生成AIの活用は、単にチャット形式で質問や依頼をするだけにとどまらず、これまでの業務プロセスの中に組み込むことで真価を発揮します。業務は「ルールベースで処理できる部分」「生成AIで柔軟に対応できる部分」「人間が経験で対応する部分」の三つに分類できます。 重要なのは、自分の業務プロセスを整理し、どこをルールベースで自動化し、どこに生成AIを組み込むのが最適かを考えることです。 例えば、顧客からのクレーム対応メールを処理する場合、まずルールベースで定型的なものに自動返信し、非定型な複雑なメールだけを生成AIで下書きを作成し、最終的に人間がチェックして送信するといった一連の流れ(ワークフロー)を構築することで、大幅な効率化が可能になります。単なるチャット相談を超えて、業務全体を自動化する発想を持つことが求められます。

習慣7: AIに依存せず人間が主体となって活用する

企業や組織は、AIを活用して効率化を図る「AIファースト」の方向へ進んでいます。
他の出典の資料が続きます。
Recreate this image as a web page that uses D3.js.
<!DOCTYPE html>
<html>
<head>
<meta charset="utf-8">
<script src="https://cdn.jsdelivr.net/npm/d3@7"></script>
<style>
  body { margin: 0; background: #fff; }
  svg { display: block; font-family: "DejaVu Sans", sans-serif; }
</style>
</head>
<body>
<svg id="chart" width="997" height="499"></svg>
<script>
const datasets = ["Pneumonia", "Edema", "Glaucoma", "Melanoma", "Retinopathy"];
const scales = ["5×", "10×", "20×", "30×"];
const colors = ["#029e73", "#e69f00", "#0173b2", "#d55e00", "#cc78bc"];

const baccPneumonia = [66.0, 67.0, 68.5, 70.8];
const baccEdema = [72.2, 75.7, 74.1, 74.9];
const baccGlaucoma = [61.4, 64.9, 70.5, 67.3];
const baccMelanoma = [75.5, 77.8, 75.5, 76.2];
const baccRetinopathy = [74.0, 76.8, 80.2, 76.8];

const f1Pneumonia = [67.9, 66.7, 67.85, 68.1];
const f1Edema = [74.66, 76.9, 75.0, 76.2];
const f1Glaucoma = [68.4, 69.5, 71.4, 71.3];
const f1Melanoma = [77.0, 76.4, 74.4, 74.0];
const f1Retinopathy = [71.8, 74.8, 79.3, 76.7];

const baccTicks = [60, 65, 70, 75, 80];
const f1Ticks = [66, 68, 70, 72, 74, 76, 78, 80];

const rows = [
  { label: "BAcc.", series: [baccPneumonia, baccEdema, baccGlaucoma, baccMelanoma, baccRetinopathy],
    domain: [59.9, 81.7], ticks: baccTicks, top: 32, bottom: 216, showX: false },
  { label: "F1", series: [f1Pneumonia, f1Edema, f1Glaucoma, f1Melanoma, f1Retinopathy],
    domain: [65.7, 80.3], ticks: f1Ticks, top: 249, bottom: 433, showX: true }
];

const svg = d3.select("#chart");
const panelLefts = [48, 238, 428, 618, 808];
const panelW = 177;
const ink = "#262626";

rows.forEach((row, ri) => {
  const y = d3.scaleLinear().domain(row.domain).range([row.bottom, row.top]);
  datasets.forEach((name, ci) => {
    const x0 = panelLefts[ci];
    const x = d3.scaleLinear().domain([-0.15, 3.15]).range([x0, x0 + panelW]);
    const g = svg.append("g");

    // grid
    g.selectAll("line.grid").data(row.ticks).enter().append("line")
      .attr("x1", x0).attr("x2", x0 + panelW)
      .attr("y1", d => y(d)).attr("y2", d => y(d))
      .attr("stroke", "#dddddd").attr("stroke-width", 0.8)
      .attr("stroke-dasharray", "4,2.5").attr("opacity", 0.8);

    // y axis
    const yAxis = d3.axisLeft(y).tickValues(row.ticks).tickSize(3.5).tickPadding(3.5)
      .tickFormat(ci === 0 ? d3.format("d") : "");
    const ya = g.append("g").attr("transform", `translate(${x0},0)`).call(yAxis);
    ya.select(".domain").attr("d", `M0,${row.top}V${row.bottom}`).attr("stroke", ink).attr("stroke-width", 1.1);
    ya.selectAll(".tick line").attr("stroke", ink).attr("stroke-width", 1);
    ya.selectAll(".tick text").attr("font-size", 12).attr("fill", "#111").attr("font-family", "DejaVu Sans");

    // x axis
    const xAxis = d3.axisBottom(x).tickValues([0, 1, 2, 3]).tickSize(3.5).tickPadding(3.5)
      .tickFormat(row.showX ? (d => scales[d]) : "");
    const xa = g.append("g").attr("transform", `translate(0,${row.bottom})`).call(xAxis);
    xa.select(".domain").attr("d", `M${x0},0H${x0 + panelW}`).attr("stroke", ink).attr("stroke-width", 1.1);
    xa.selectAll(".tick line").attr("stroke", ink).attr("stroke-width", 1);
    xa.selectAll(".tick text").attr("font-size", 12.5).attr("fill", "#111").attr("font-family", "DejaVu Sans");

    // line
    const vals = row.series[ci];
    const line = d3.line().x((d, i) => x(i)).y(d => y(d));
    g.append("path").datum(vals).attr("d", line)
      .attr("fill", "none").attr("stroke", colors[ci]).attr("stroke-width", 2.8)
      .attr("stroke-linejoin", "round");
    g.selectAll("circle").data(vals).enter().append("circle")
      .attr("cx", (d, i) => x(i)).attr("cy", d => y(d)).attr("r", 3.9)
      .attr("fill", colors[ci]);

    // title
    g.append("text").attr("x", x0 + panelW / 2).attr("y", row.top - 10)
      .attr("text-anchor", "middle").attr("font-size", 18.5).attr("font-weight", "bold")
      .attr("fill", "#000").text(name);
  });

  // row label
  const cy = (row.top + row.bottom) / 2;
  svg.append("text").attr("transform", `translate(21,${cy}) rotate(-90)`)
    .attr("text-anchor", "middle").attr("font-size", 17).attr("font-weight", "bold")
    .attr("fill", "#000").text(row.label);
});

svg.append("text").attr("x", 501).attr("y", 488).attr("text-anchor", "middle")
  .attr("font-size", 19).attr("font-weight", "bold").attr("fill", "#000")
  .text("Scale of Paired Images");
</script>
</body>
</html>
しかし、個人レベルでは「人間ファースト」の意識を持つことが極めて重要です。AIに依存しすぎてしまうと、人間側の能力が低下し、仕事への意欲も失われるリスクがあります。 自分で考え、アウトプットを作るプロセスをAIに丸投げしてしまうと、脳の活動が弱まり、内容への理解や意欲が低下することが示されています。一方で、まず自分でたたき台やアイデアを考え、その後でAIを使ってその内容を刺激したり、ブラッシュアップしたりすると、脳の活動がさらに強くなるという結果もあります。 この事実は、AI時代において、個人が主体性ややる気を持ち、自ら仕事を考え、その上でAIを最大限に活用する姿勢こそが、能力の維持・向上に不可欠であることを示しています。AIに仕事をさせるのではなく、人間が中心となってAIを使いこなすという意識を持ち続けましょう。